Moose the Mooche says
….aaaaand we largely got signed up to the more unpopular aspects of EEC/EU membership because Mrs T didn’t entirely know what she was doing. And yet she remains the Eurosceptics’ favourite PM (so far).
Gatz says
And wasn’t it Thatcher as education minister who was responsible for shutting down most of the grammar schools, another Tory shibboleth?
Moose the Mooche says
I’m pretty sure that in 1972-3 Thatcher’s name was synonymous with comprehensives. And snatching milk – which is a bit unfair as it was still being foisted on primary school kids when I first started in 1978 (worse luck… yuk)
Gatz says
I got myself made milk monitor so I could miss my desk out passing the foul stuff around. When I remember Maggie Thatcher Milk Snatcher it reminds me that there is some good in everyone if you look hard enough.
Moose the Mooche says
….and another thing. She was very cool on sending the big boys in to the Falklands initially. History has it that Labour, which was to the left of Mao in those days and entirely pacifist to the point of inviting Brezhnev to march up the Mall and personally decapitate the Queen, threw everything they had at stopping the war.
Not so. In the emergency (Saturday) session of the Commons that took place after the invasion voices were raised on all sides of the house telling Thatch that we should be walloping these Fascist bastards just like we did in ’45. Even Michael Foot was open-minded about sending a task force.
Jackthebiscuit says
Recieved wisdom – Tony Blair & Gordon Brown were neck & neck in popularity (within the Labour party) in the immediate aftermath of the sudden death of John Smith in 1994.
Reality – Tony Blair would (& should) have wiped the floor with Gordon Brown in a leadership election & prevented the scheming against him that led to Brown becoming Labour leader unopposed in 2007 – something that has cost the party dearly since.
This is of course only a personal opinion & (Plenty of) OOAA.
Milkybarnick says
One I’m sure I’ve seen someone post on here or the old site is about Paul Shane murdering “You’ve Lost That Loving Feeling”
Received wisdom – he murdered it.
Reality – he was playing the part of a washed up singer in a stage show – and that was the version performed on stage.

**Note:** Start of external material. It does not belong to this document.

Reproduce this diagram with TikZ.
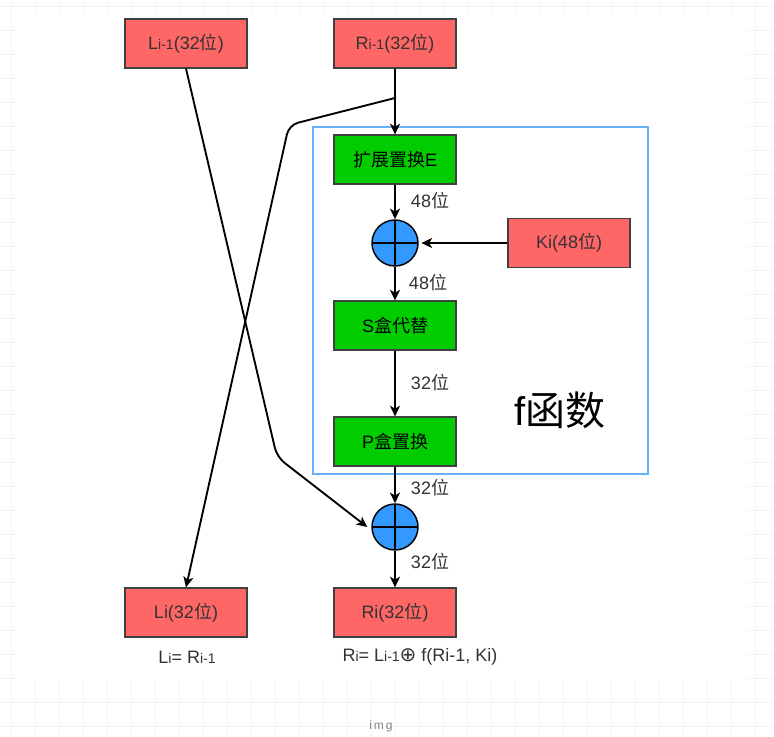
\documentclass[tikz,border=0pt]{standalone}
\usepackage{fontspec}
\setmainfont{Liberation Sans}
\newfontfamily\cjk{Noto Sans CJK SC}
\newfontfamily\symf{DejaVu Sans}
\usetikzlibrary{arrows.meta}
\definecolor{boxred}{HTML}{FF6666}
\definecolor{boxgreen}{HTML}{00CC00}
\definecolor{xorblue}{HTML}{3399FF}
\definecolor{framec}{HTML}{66B2FF}
\definecolor{txt}{HTML}{333333}
\definecolor{gridc}{HTML}{F3F3F3}
\newcommand{\wei}{{\cjk 位}}
\newcommand{\smtxt}[1]{{\fontsize{10.5}{11}\selectfont #1}}
\begin{document}
\begin{tikzpicture}[x=0.75pt,y=-0.75pt,
 every node/.style={font=\fontsize{13.5}{15}\selectfont, text=txt},
 redbox/.style={draw=black!75, line width=0.9pt, fill=boxred, minimum width=91.5pt, minimum height=36.75pt, inner sep=0pt},
 greenbox/.style={redbox, fill=boxgreen, text=black},
 xor/.style={circle, draw=black, line width=1.1pt, fill=xorblue, minimum size=34.5pt, inner sep=0pt,
   path picture={\draw[line width=1.1pt] (path picture bounding box.north) -- (path picture bounding box.south)
   (path picture bounding box.west) -- (path picture bounding box.east);}},
 conn/.style={line width=1.4pt, -{Stealth[length=8pt,width=7.5pt,inset=2.2pt]}},
 lbl/.style={font=\fontsize{13.5}{15}\selectfont, text=txt}
]
\useasboundingbox (0,0) rectangle (774,736);
% background grid
\foreach \i in {0,...,31} \draw[gridc, line width=0.75pt] (11+24*\i,0) -- (11+24*\i,736);
\foreach \j in {0,...,30} \draw[gridc, line width=0.75pt] (0,6+24*\j) -- (774,6+24*\j);
\fill[white] (16,15) rectangle (748,680);

% f frame
\draw[framec, line width=1.5pt] (313,127) rectangle (648,474);
\node[font=\fontsize{30}{32}\selectfont, text=black] (ftitle) at (560,410) {f{\cjk 函数}};

% nodes
\node[redbox] (lprev) at (186,43.5) {L\smtxt{i-1}(32\wei)};
\node[redbox] (rprev) at (395,43.5) {R\smtxt{i-1}(32\wei)};
\node[greenbox] (ebox) at (395,159.5) {{\cjk 扩展置换}E};
\node[xor] (xor1) at (395,243) {};
\node[redbox] (kbox) at (569,243) {Ki(48\wei)};
\node[greenbox] (sbox) at (395,325.5) {S{\cjk 盒代替}};
\node[greenbox] (pbox) at (395,441.5) {P{\cjk 盒置换}};
\node[xor] (xor2) at (395,527) {};
\node[redbox] (lnext) at (186,612.5) {Li(32\wei)};
\node[redbox] (rnext) at (395,612.5) {Ri(32\wei)};

% edge labels
\node[lbl] (l1) at (430,201) {48\wei};
\node[lbl] (l2) at (428,283) {48\wei};
\node[lbl] (l3) at (430,383) {32\wei};
\node[lbl] (l4) at (430,488) {32\wei};
\node[lbl] (l5) at (430,562) {32\wei};

% formulas
\node[lbl] (leq) at (187,657) {L\smtxt{i}= R\smtxt{i-1}};
\node[lbl] (req) at (420,657) {R\smtxt{i}= L\smtxt{i-1}{\symf\fontsize{15}{15}\selectfont ⊕} f(Ri-1, Ki)};
\node[text=gray, font=\fontsize{9}{10}\selectfont] (img) at (381,726) {i\,m\,g};

% connectors
\draw[conn] (rprev) -- (ebox);
\draw[conn] (ebox) -- (xor1);
\draw[conn, shorten >=2pt] (kbox) -- (xor1);
\draw[conn] (xor1) -- (sbox);
\draw[conn] (sbox) -- (pbox);
\draw[conn] (pbox) -- (xor2);
\draw[conn] (xor2) -- (rnext);
\coordinate (split) at (395,98);
\coordinate (c1) at (289,125);
\coordinate (c2) at (277,457);
\draw[conn, rounded corners=7pt] (split) -- (c1) -- (lnext.north);
\draw[conn, rounded corners=7pt] (lprev.south) -- (c2) -- ([xshift=-3]xor2.west);
\end{tikzpicture}
\end{document}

I’m absolutely sure I’ve seen that mentioned on here. Can;t remember by whom though,,,
Moose the Mooche says
As he demonstrated with his appearance on Shooting Stars, the Shanester wasn’t averse to ripping the piss out of club-style singing a la Star Turn.
Moose the Mooche says
Often advanced by so-called tech/entertainment experts on BBC and ITN as if it is fact:
“Illegal downloading was a big problem for the music industry in the early 2000s, before iTunes came along and monetised the process. Now all young people cheerfully pay for their music and none of them illegally download anything”

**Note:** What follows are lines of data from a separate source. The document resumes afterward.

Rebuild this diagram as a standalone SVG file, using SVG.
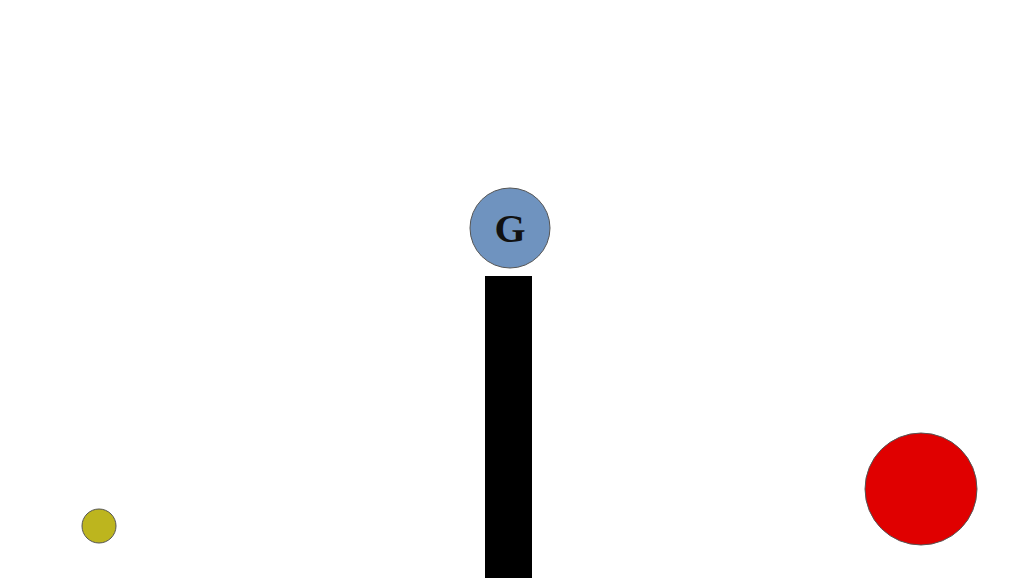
<svg xmlns="http://www.w3.org/2000/svg" width="1018" height="578" viewBox="0 0 1018 578">
<style>
.stroke{stroke:#555;stroke-width:1}
.lbl{font-family:"Liberation Serif",serif;font-weight:bold;font-size:40px;fill:#111}
</style>
<rect width="1018" height="578" fill="#fff"/>
<g id="node-G">
<circle cx="510" cy="228" r="40" fill="#6f93bf" class="stroke"/>
<text x="510" y="242" text-anchor="middle" class="lbl">G</text>
</g>
<g id="bar">
<rect x="485" y="276" width="47" height="302" fill="#000"/>
</g>
<g id="node-yellow">
<circle cx="99" cy="526" r="17" fill="#bdb51e" class="stroke"/>
</g>
<g id="node-red">
<circle cx="921" cy="489" r="56" fill="#e00000" class="stroke"/>
</g>
<g id="connectors"></g>
</svg>
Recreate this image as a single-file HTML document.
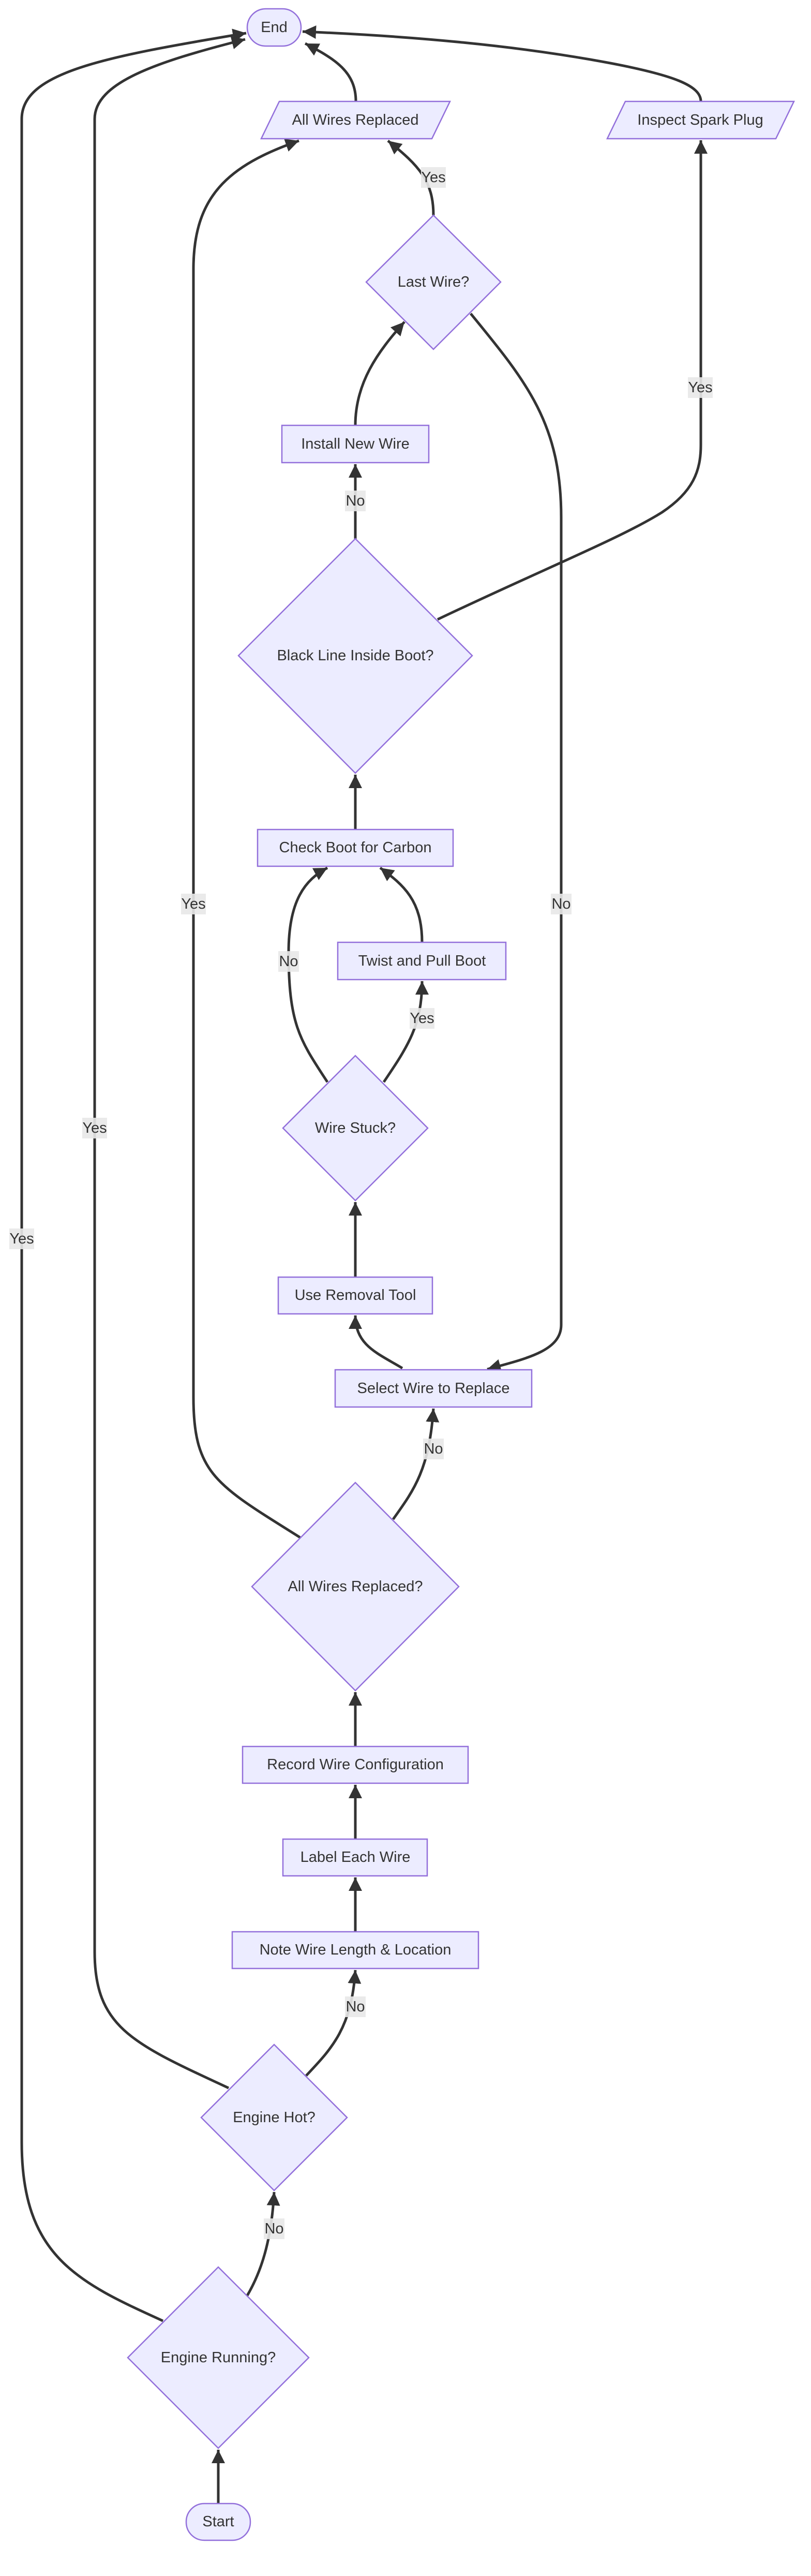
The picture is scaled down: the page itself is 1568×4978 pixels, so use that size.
<!DOCTYPE html>
<html><head><meta charset="utf-8"><style>
html,body{margin:0;padding:0;background:#fff;}
svg{display:block;}
text{font-family:"Liberation Sans",sans-serif;font-size:29px;fill:#333;text-anchor:middle;dominant-baseline:central;}
.n{fill:#ECECFF;stroke:#9370DB;stroke-width:2.5;}
.e{fill:none;stroke:#333;stroke-width:5;}
.lb{fill:#e8e8e8;opacity:0.9;}
</style></head><body>
<svg width="1568" height="4978" viewBox="0 0 1568 4978" xmlns="http://www.w3.org/2000/svg">
<defs>
<marker id="a" markerUnits="userSpaceOnUse" markerWidth="30" markerHeight="30" refX="26" refY="13" orient="auto">
<path d="M0,0 L26,13 L0,26 z" fill="#333"/>
</marker>
</defs>

<path class="e" marker-end="url(#a)" d="M422,4838 L422,4734"/>
<path class="e" marker-end="url(#a)" d="M478,4436 C505,4390 525,4330 530,4236"/>
<path class="e" marker-end="url(#a)" d="M315,4485 C150,4410 42,4360 42,4140 L42,230 C42,140 200,110 476,64"/>
<path class="e" marker-end="url(#a)" d="M442,4035 C260,3950 183,3920 183,3772 L183,230 C183,160 300,120 474,76"/>
<path class="e" marker-end="url(#a)" d="M592,4011 C640,3960 680,3920 687,3807"/>
<path class="e" marker-end="url(#a)" d="M687,3733 L687,3628"/>
<path class="e" marker-end="url(#a)" d="M687,3554 L687,3449"/>
<path class="e" marker-end="url(#a)" d="M687,3375 L687,3270"/>
<path class="e" marker-end="url(#a)" d="M760,2936 C800,2880 830,2840 838,2722"/>
<path class="e" marker-end="url(#a)" d="M580,2971 C420,2870 374,2850 374,2700 L374,520 C374,380 440,320 578,272"/>
<path class="e" marker-end="url(#a)" d="M778,2644 C730,2615 687,2600 687,2542"/>
<path class="e" marker-end="url(#a)" d="M687,2468 L687,2323"/>
<path class="e" marker-end="url(#a)" d="M633,2091 C580,2010 558,1980 558,1840 C558,1740 590,1700 633,1677"/>
<path class="e" marker-end="url(#a)" d="M742,2091 C790,2020 816,1980 816,1896"/>
<path class="e" marker-end="url(#a)" d="M816,1821 C816,1740 780,1710 735,1677"/>
<path class="e" marker-end="url(#a)" d="M687,1603 L687,1497"/>
<path class="e" marker-end="url(#a)" d="M846,1197 C1050,1100 1200,1040 1280,990 C1340,950 1355,910 1355,860 L1355,271"/>
<path class="e" marker-end="url(#a)" d="M687,1041 L687,897"/>
<path class="e" marker-end="url(#a)" d="M687,822 C687,740 730,680 782,622"/>
<path class="e" marker-end="url(#a)" d="M838,416 C838,350 810,320 750,272"/>
<path class="e" marker-end="url(#a)" d="M910,606 C1020,740 1085,820 1085,1000 L1085,2560 C1085,2610 1020,2625 942,2646"/>
<path class="e" marker-end="url(#a)" d="M688,196 C688,140 650,115 590,84"/>
<path class="e" marker-end="url(#a)" d="M1355,196 C1355,165 1300,145 1180,122 C1000,88 800,70 585,61"/>

<rect class="n" x="478" y="17" width="104" height="72" rx="36"/>
<text x="530" y="53">End</text>
<polygon class="n" points="540,196 870,196 835,268 505,268"/>
<text x="687" y="232">All Wires Replaced</text>
<polygon class="n" points="1209,196 1535,196 1500,268 1174,268"/>
<text x="1354" y="232">Inspect Spark Plug</text>
<polygon class="n" points="838,416 968,545 838,675 708,545"/>
<text x="838" y="545">Last Wire?</text>
<rect class="n" x="545" y="822" width="284" height="72"/>
<text x="687" y="858">Install New Wire</text>
<polygon class="n" points="687,1041 913,1267 687,1494 461,1267"/>
<text x="687" y="1267">Black Line Inside Boot?</text>
<rect class="n" x="498" y="1603" width="378" height="71"/>
<text x="687" y="1638">Check Boot for Carbon</text>
<rect class="n" x="653" y="1821" width="325" height="72"/>
<text x="816" y="1857">Twist and Pull Boot</text>
<polygon class="n" points="687,2040 827,2180 687,2320 547,2180"/>
<text x="687" y="2180">Wire Stuck?</text>
<rect class="n" x="538" y="2468" width="298" height="71"/>
<text x="687" y="2503">Use Removal Tool</text>
<rect class="n" x="648" y="2647" width="380" height="72"/>
<text x="838" y="2683">Select Wire to Replace</text>
<polygon class="n" points="687,2865 887,3066 687,3267 487,3066"/>
<text x="687" y="3066">All Wires Replaced?</text>
<rect class="n" x="469" y="3375" width="436" height="71"/>
<text x="687" y="3410">Record Wire Configuration</text>
<rect class="n" x="547" y="3554" width="279" height="71"/>
<text x="687" y="3589">Label Each Wire</text>
<rect class="n" x="449" y="3733" width="476" height="71"/>
<text x="687" y="3768">Note Wire Length &amp; Location</text>
<polygon class="n" points="530,3951 671,4092 530,4233 389,4092"/>
<text x="530" y="4092">Engine Hot?</text>
<polygon class="n" points="422,4381 597,4556 422,4731 247,4556"/>
<text x="422" y="4556">Engine Running?</text>
<rect class="n" x="360" y="4838" width="124" height="71" rx="35"/>
<text x="422" y="4873">Start</text>

<rect class="lb" x="814" y="323" width="48" height="40"/><text x="838" y="343">Yes</text>
<rect class="lb" x="1330" y="729" width="48" height="40"/><text x="1354" y="749">Yes</text>
<rect class="lb" x="667" y="948" width="40" height="40"/><text x="687" y="968">No</text>
<rect class="lb" x="350" y="1727" width="48" height="40"/><text x="374" y="1747">Yes</text>
<rect class="lb" x="1065" y="1727" width="40" height="40"/><text x="1085" y="1747">No</text>
<rect class="lb" x="538" y="1838" width="40" height="40"/><text x="558" y="1858">No</text>
<rect class="lb" x="792" y="1948" width="48" height="40"/><text x="816" y="1968">Yes</text>
<rect class="lb" x="159" y="2160" width="48" height="40"/><text x="183" y="2180">Yes</text>
<rect class="lb" x="18" y="2374" width="48" height="40"/><text x="42" y="2394">Yes</text>
<rect class="lb" x="818" y="2780" width="40" height="40"/><text x="838" y="2800">No</text>
<rect class="lb" x="667" y="3858" width="40" height="40"/><text x="687" y="3878">No</text>
<rect class="lb" x="510" y="4287" width="40" height="40"/><text x="530" y="4307">No</text>
</svg>
</body></html>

Huge, hairy, swinging sweaty ones.
Johnny Concheroo says
But I thought home taping had already killed music years before? That’s what they told us, anyway. They had a skull and crossbones and everything.
http://i627.photobucket.com/albums/tt351/mojoworking01/Afterword/killing.jpg
Pessoa says
The Altamont Free concert was the sad, symbolic end of the sixties ( as cited in many popular histories or the BBC’s history of rock programme in the 1990s). December 31 1970 was the calendrical end of the sixties. The fading of the counterculture, or whatever you want to call it, I guess came sometime later.